══ DATASET CONTENT ══
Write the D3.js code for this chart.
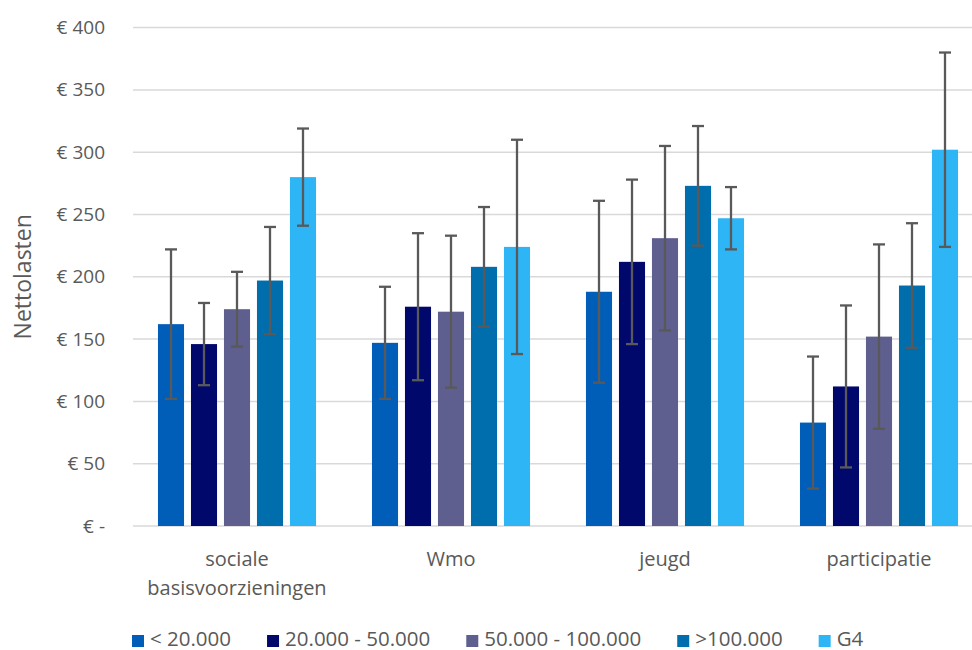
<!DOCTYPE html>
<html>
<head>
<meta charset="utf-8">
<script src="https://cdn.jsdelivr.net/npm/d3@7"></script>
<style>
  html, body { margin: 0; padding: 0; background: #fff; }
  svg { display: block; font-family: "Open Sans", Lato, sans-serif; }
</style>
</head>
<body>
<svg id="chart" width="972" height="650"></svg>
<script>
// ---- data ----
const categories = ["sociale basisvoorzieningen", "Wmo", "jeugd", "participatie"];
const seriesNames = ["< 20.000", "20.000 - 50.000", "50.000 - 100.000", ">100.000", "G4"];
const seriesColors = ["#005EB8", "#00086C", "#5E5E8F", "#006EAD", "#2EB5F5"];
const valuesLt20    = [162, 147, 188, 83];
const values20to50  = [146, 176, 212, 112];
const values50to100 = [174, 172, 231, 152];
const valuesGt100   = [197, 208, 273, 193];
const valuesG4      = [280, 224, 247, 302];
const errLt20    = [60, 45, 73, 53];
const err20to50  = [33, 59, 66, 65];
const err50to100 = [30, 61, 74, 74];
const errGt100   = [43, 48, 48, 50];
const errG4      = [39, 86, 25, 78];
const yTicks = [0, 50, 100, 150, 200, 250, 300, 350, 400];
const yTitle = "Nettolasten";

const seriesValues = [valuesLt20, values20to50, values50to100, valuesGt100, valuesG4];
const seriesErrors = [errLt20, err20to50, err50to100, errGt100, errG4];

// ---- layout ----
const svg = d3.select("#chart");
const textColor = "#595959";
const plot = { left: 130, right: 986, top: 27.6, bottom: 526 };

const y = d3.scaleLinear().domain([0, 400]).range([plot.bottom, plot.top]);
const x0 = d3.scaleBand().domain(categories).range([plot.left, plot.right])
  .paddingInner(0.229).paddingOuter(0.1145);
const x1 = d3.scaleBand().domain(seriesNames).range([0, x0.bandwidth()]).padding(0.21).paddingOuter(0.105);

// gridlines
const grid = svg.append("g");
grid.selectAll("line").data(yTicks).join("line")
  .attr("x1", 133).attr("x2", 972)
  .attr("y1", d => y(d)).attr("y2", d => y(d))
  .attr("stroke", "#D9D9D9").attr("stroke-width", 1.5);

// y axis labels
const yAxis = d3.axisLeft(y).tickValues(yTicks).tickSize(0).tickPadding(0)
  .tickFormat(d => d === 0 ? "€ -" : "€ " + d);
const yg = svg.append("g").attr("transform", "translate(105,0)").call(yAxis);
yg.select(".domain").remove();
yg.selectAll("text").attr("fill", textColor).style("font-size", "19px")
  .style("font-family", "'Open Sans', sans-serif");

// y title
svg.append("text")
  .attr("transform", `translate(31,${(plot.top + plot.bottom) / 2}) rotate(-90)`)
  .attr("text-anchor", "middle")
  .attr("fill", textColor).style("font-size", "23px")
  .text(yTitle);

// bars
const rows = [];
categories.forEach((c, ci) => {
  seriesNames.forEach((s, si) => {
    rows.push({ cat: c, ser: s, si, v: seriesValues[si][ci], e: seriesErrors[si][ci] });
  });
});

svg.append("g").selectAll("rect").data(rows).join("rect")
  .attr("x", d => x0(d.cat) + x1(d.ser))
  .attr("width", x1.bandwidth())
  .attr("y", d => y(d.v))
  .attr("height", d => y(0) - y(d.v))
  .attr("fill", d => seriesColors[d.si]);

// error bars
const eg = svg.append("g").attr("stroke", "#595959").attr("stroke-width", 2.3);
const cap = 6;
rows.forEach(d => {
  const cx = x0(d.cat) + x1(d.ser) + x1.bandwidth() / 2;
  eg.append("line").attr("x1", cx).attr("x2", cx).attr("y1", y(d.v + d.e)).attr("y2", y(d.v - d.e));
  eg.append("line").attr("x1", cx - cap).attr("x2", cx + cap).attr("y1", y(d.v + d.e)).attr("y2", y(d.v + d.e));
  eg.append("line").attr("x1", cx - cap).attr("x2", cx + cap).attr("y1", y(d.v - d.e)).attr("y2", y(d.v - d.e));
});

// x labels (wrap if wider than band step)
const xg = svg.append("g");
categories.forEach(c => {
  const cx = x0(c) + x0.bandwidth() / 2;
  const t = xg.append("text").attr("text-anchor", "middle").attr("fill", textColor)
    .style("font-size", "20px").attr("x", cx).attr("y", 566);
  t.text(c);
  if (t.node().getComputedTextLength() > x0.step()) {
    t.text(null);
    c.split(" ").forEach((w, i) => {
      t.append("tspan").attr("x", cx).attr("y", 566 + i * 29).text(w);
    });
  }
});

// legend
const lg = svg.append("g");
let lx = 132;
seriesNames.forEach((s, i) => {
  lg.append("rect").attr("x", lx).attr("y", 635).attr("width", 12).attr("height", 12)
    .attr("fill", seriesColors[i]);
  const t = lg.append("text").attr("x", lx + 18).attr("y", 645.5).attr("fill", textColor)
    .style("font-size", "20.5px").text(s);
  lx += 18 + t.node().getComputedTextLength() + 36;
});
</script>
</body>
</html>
═══
══ DATASET CONTENT ══
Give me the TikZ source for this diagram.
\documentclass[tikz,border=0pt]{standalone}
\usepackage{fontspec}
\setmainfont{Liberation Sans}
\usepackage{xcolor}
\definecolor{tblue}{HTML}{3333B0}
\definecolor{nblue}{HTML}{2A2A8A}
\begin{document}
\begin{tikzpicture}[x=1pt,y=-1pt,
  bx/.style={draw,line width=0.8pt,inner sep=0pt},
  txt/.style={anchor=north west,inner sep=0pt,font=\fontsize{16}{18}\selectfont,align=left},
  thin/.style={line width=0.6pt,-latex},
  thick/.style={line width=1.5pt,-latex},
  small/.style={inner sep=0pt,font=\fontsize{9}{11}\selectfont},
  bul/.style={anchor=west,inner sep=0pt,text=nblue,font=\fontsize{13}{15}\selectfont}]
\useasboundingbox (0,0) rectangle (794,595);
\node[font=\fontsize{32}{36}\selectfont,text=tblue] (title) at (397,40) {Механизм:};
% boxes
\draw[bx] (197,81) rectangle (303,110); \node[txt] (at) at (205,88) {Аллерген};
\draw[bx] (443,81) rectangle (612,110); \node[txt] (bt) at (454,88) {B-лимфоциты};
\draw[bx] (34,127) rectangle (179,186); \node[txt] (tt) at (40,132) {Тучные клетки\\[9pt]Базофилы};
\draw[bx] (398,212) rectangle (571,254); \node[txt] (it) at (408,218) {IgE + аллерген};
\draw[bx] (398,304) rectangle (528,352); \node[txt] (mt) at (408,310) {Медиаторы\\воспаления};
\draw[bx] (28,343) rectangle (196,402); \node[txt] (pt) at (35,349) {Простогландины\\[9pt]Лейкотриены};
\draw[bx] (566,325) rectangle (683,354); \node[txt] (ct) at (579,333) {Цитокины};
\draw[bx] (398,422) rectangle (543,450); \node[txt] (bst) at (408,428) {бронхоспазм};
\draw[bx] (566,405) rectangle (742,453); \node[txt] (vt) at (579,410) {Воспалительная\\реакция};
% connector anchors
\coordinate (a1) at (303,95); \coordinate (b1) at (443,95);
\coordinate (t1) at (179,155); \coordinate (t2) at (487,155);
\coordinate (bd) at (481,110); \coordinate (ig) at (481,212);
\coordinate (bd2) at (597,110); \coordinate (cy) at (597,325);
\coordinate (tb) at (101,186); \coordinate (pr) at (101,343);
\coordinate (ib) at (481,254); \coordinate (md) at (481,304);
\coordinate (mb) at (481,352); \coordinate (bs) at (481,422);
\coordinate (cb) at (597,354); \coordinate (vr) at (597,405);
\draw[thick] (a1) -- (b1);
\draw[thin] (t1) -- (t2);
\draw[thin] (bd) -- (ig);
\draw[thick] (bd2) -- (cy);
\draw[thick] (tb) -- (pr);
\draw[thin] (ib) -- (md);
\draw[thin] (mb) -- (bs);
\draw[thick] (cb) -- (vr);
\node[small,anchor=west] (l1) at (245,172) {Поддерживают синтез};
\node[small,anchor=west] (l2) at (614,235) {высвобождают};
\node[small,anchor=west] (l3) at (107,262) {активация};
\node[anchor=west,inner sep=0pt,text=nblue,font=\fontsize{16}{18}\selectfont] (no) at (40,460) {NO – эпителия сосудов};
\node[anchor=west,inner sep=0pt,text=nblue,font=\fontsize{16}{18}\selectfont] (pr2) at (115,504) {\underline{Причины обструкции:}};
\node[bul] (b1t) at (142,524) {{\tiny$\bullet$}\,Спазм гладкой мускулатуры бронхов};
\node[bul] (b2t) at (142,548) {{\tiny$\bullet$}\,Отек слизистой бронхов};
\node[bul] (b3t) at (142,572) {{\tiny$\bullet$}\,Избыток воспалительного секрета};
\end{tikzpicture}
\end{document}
═══
══ DATASET CONTENT ══
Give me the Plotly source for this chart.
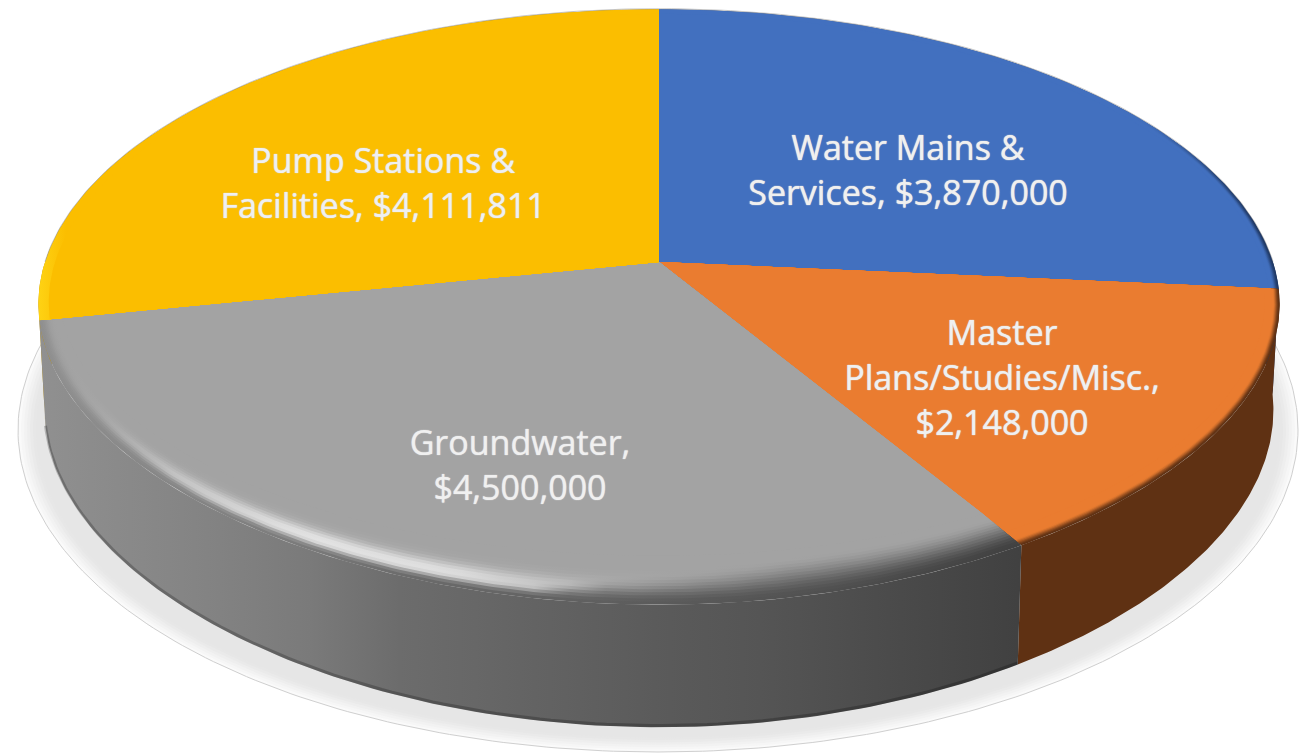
═══
:: CHALLENGE ::
Print out, exactly and with nothing added, the lines starting at the line holding "Write the D3.js code for this chart." and ending at the line holding "27.6, bottom: 526", minus any pictures.

:: PROBLEM SOLUTION ::
Write the D3.js code for this chart.
<!DOCTYPE html>
<html>
<head>
<meta charset="utf-8">
<script src="https://cdn.jsdelivr.net/npm/d3@7"></script>
<style>
  html, body { margin: 0; padding: 0; background: #fff; }
  svg { display: block; font-family: "Open Sans", Lato, sans-serif; }
</style>
</head>
<body>
<svg id="chart" width="972" height="650"></svg>
<script>
// ---- data ----
const categories = ["sociale basisvoorzieningen", "Wmo", "jeugd", "participatie"];
const seriesNames = ["< 20.000", "20.000 - 50.000", "50.000 - 100.000", ">100.000", "G4"];
const seriesColors = ["#005EB8", "#00086C", "#5E5E8F", "#006EAD", "#2EB5F5"];
const valuesLt20    = [162, 147, 188, 83];
const values20to50  = [146, 176, 212, 112];
const values50to100 = [174, 172, 231, 152];
const valuesGt100   = [197, 208, 273, 193];
const valuesG4      = [280, 224, 247, 302];
const errLt20    = [60, 45, 73, 53];
const err20to50  = [33, 59, 66, 65];
const err50to100 = [30, 61, 74, 74];
const errGt100   = [43, 48, 48, 50];
const errG4      = [39, 86, 25, 78];
const yTicks = [0, 50, 100, 150, 200, 250, 300, 350, 400];
const yTitle = "Nettolasten";

const seriesValues = [valuesLt20, values20to50, values50to100, valuesGt100, valuesG4];
const seriesErrors = [errLt20, err20to50, err50to100, errGt100, errG4];

// ---- layout ----
const svg = d3.select("#chart");
const textColor = "#595959";
const plot = { left: 130, right: 986, top: 27.6, bottom: 526 };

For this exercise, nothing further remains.